13 Apr 2022 16:11

MinFin opposes changes to oil price indicator in calculation of MET - Sazanov

MOSCOW. April 13 (Interfax) - The Finance Ministry is against changing the Russian oil price indicator in calculation of the mineral extraction tax (MET), Deputy Finance Minister Alexei Sazanov told reporters.

"This is impossible, we still need indicative prices and representative indicators. Argus publishes all prices, and the Argus prices already take into account the Urals discount, as you know. Accordingly, we believe that this indicator is representative and there is no need to change it," he said.

Previously, Deputy Prime Minister Alexander Novak said that the government is proposing that MET be calculated based on the actual sales price rather than the quoted prices on the market as a measure to support fuel and energy companies.

Currently, the tax is calculated on the basis of the average monthly price of Urals oil on world markets (in US dollars) and the corresponding ruble exchange rate.

Novak later said that Urals today is tied to the price indicators of various rating agencies. "We are currently working with the Energy Ministry, with oil companies to ensure the implementation of this project through the creation of an exchange trading mechanism. This work is already underway, it will continue," the deputy prime minister said.

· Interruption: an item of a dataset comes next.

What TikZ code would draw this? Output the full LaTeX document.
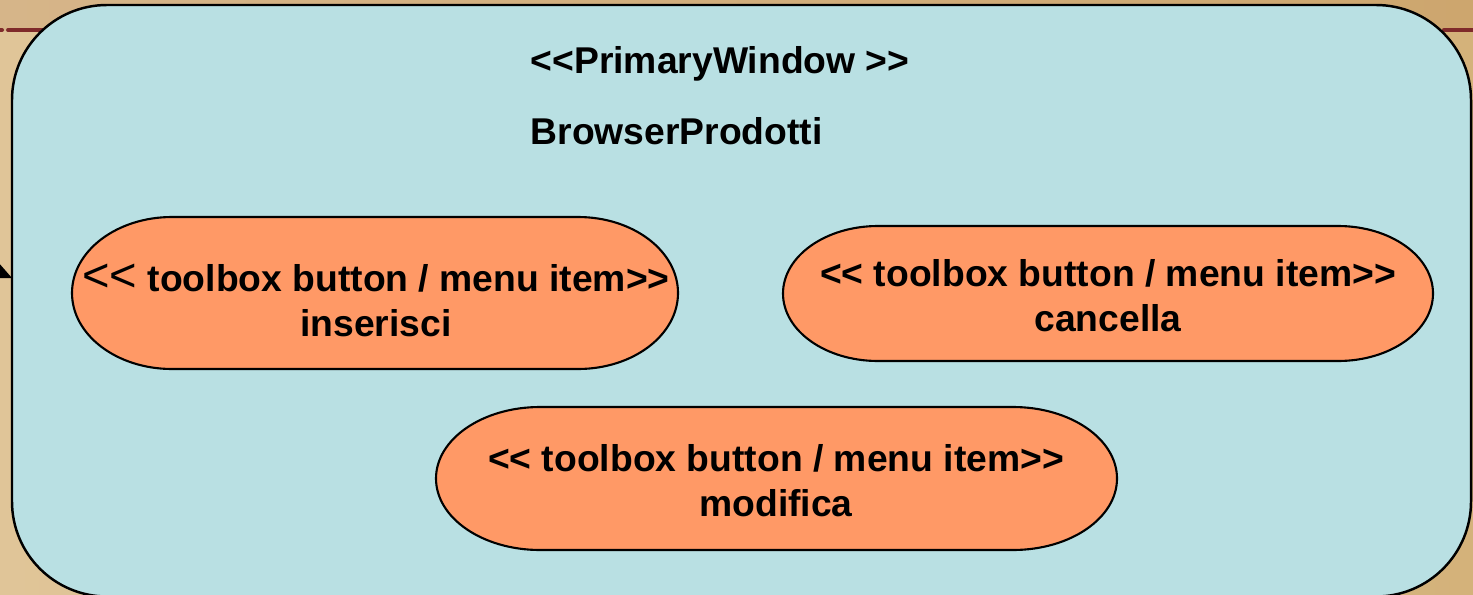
\documentclass[tikz,border=0pt]{standalone}
\usepackage{fontspec}
\setmainfont{Liberation Sans}

\definecolor{windowblue}{HTML}{B9E0E3}
\definecolor{itemorange}{HTML}{FF9966}
\definecolor{deskleft}{HTML}{E0C598}
\definecolor{deskright}{HTML}{D4B27A}
\definecolor{bandleft}{HTML}{D6B589}
\definecolor{bandright}{HTML}{CDA66E}
\definecolor{rulered}{HTML}{7F2A2A}

\newcommand{\itemfont}{\fontsize{10.6}{12.8}\selectfont\bfseries}
% flat-topped item with elliptic ends: centre x, centre y, half width, half height, end radius
\newcommand{\pill}[5]{({#1-#3+#5},{#2-#4}) -- ({#1+#3-#5},{#2-#4})
    arc[start angle=-90, end angle=90, x radius=#5, y radius=#4]
    -- ({#1-#3+#5},{#2+#4})
    arc[start angle=90, end angle=270, x radius=#5, y radius=#4] -- cycle}

\tikzset{
  item/.style={draw=black, line width=0.6pt, fill=itemorange},
  itemtext/.style={align=center, inner sep=0pt, font=\itemfont},
  wintext/.style={anchor=west, inner sep=0pt, font=\itemfont}
}

\begin{document}
\begin{tikzpicture}[x=0.01cm,y=-0.01cm]
    {
    \def\desk{(0,0) rectangle (1473,594)}
    \def\topband{(0,0) rectangle (1473,30)}
    \def\window{(12,5) rectangle (1471,596.5)}

    \useasboundingbox \desk;
    \shade[left color=deskleft, right color=deskright] \desk;
    \shade[left color=bandleft, right color=bandright] \topband;
    \draw[rulered, line width=1.1pt, line cap=round, dash pattern=on 0.35cm off 0.06cm] (-33,30) -- (1480,30);
    \fill[black] (-2,262) -- (12,278) -- (-2,278) -- cycle;

    \filldraw[fill=windowblue, draw=black, line width=0.7pt, rounded corners=0.95cm] \window;

    \node[wintext] (stereo) at (530,64) {<{}<PrimaryWindow >{}>};
    \node[wintext] (winname) at (530,131) {BrowserProdotti};

    \filldraw[item] \pill{375}{293}{303}{76}{100};
    \filldraw[item] \pill{1108}{293.5}{325}{67.5}{95};
    \filldraw[item] \pill{776.5}{478.5}{340.5}{71.5}{104};

    \node[itemtext] (inserisci) at (376,300) {{\mdseries\fontsize{13.4}{12.8}\selectfont<{}<} toolbox button / menu item>{}>\\inserisci};
    \node[itemtext] (cancella) at (1108,296) {<{}< toolbox button / menu item>{}>\\cancella};
    \node[itemtext] (modifica) at (776,481) {<{}< toolbox button / menu item>{}>\\modifica};
}
\end{tikzpicture}
\end{document}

Sazanov also said the Russian Finance Ministry has proposed postponing consideration of the matter of incentivizing output of super-viscous oil for one year, while there are complications with filling the budget.

"We have proposed postponing consideration for one year; to postpone consideration of the matter until the first quarter of 2023. We understand that if the decision were taken that we need to boost additional output, then we would of course need to incentivize super-viscous oil in the long term. We have proposed postponing consideration of the matter for one year, as we currently have issues with filling the budget, with fulfilling expenditure obligations; and this would inevitably lead to a decrease in income from the mineral extraction tax (MET)," Sazanov said.

According to Sazanov, ministries have delayed a fuel damper adjustment by "a couple of months" because the market is in surplus.

"The issue is on hold for now. So far, everything is okay with fuel supply in the domestic market so there is an opportunity not to introduce a damper in a higher amount due to the fact that the domestic market is surplus where fuel is concerned," Sazanov said.

Asked whether ministries would return to the discussion of this issue this year, he said: "No, the issue is not on hold for that long. We'll delay it by a couple of months. We'll now be looking at the balance in the domestic market for petroleum products. When the market is in surplus, it makes little sense to pay extra for the damper. If supply is greater than demand, then the market balances itself, there is no additional pressure on prices."

Sazanov said there was an understanding that "the fuel market is in surplus for April-May, so the Finance Ministry's position is let's put the damper decision off for the time being."